He's got a point, especially when one considers that all the top female players will be in Rio, some of them surely planning to start families of their own someday.
Then again, it's easy to see why there's such a divide between the sexes. The men never seemed to be all that thrilled about adding the Olympics to their already crowded schedules. The women embraced the chance to elevate their sport beyond its niche status.
When the threat of Zika came along, it provided a convenient excuse for those who may not have wanted to go to the Olympics in the first place.
''I don't know if golf has its place in the Olympics,'' said Zach Johnson, the reigning British Open champion who didn't qualify for one of the four U.S. spots in Rio. ''I didn't dream of winning a gold medal in golf as a kid. It wasn't an option.''
Johnson makes the point - and it's a good one - that the Olympics should be reserved for sports such as swimming and gymnastics and wrestling, the ones that don't get a lot of attention outside of their every-four-years moment in the spotlight.
''No offense to the Olympics,'' Johnson said, ''but I'd rather be on the Ryder Cup team.''
A more legitimate complaint - and maybe this is what some players were stewing on all along - was the ludicrous schedule imposed on them this year, beginning with this week's British Open at Royal Troon.
The PGA Championship is two weeks later, followed by the Olympics two weeks after that, with lesser tournaments crammed in along the way. Two weeks after Rio, the FedEx Cup playoff begins, with four high-stakes tournaments in five weeks, culminating with the Tour Championship.

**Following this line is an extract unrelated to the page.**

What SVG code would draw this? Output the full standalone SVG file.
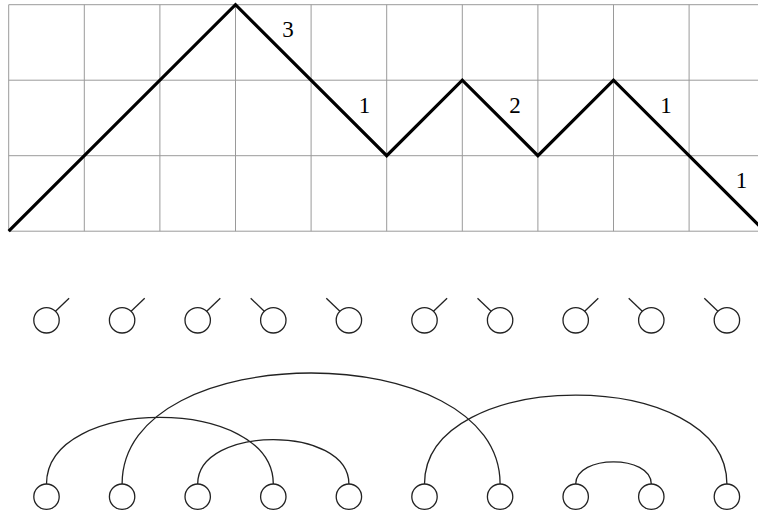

And, oh yeah, that's followed the very next week by the Ryder Cup.
''Adjustments were made to the schedule for this year,'' Votaw insisted. ''People can debate as to how effectual those changes have been in terms of putting this event in the middle of the schedule.''
Actually, no debate is necessary.
The PGA Championship should have been moved to a more accommodating spot - later in the year, at the very least, or more radically to a date ahead of the Masters, which wouldn't have been a complete break with tradition. In 1971, the PGA was shifted to February to escape the oppressive summer heat in Palm Beach Gardens, Florida.
That would have required a warm-weather site - Baltusrol, this year's host in New Jersey, clearly wouldn't have worked - but golf had seven years to get its house in order before Rio.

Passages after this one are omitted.